Wolfsverordnung regelt Umgang
Die bürokratischen Hürden bis zu einem Abschuss sind bisher hoch. Sie sind in der Wolfsverordnung des Landes geregelt. Das Umweltministerium müsste letztlich die Genehmigung dafür geben, wenn eindeutig die genetische Identität des Angreifers geklärt ist, was viel Zeit in Anspruch nimmt. In NRW wurde seit der Rückkehr der Wölfe kein einziges Tier geschossen.
Karlheinz Pompe, Sprecher des Landesfachausschuss Wolf vom NABU NRW, findet es richtig, dass die Hürden entsprechend hoch sind. Der Abschuss solle die letzte Option sein. Besser wäre es aus seiner Sicht, die Wolfsgebiete auszuweiten, um auch durchstreifende Tiere zu schützen.

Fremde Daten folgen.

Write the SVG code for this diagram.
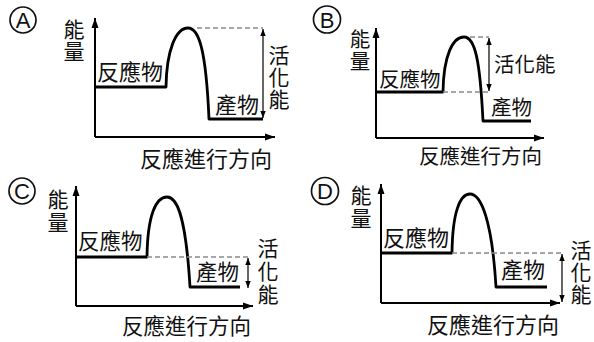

Schutzmaßnahmen für Herdentiere
Das Umweltministerium in NRW verweist indes auf Herdenschutzmaßnahmen. In insgesamt sieben ausgewiesenen Gebieten werden zum Beispiel Zäune vom Land gefördert oder auch Entschädigungen für tote Tiere gezahlt. Auch in diesem Jahr stehen für solche Maßnahmen zwei Millionen Euro zur Verfügung. Im vergangenen Jahr wurden 430.000 Euro abgerufen, also längst nicht alle Fördergelder ausgeschöpft. Doch das reiche ohnehin nicht, meint Pferdebesitzer Peter Lautz. Ein Zaun reguliere nicht die Menge der Wölfe.
Umweltminister Oliver Krischer betont in einem Statement, der Wolf sei Teil der Natur und es gehe darum, ein Miteinander zu ermöglichen. Der Herdenschutz habe dabei Priorität. Die Wolfsverordnung soll jedoch weiterentwickelt werden.
Umweltministerin Lemke will ihre neuen Vorschläge nun im November mit ihren Amtskollegen in den Ländern besprechen und wenn möglich beschließen. Danach könnte das Leben für Wölfe mit einer Vorliebe für Weidetiere deutlich gefährlicher werden.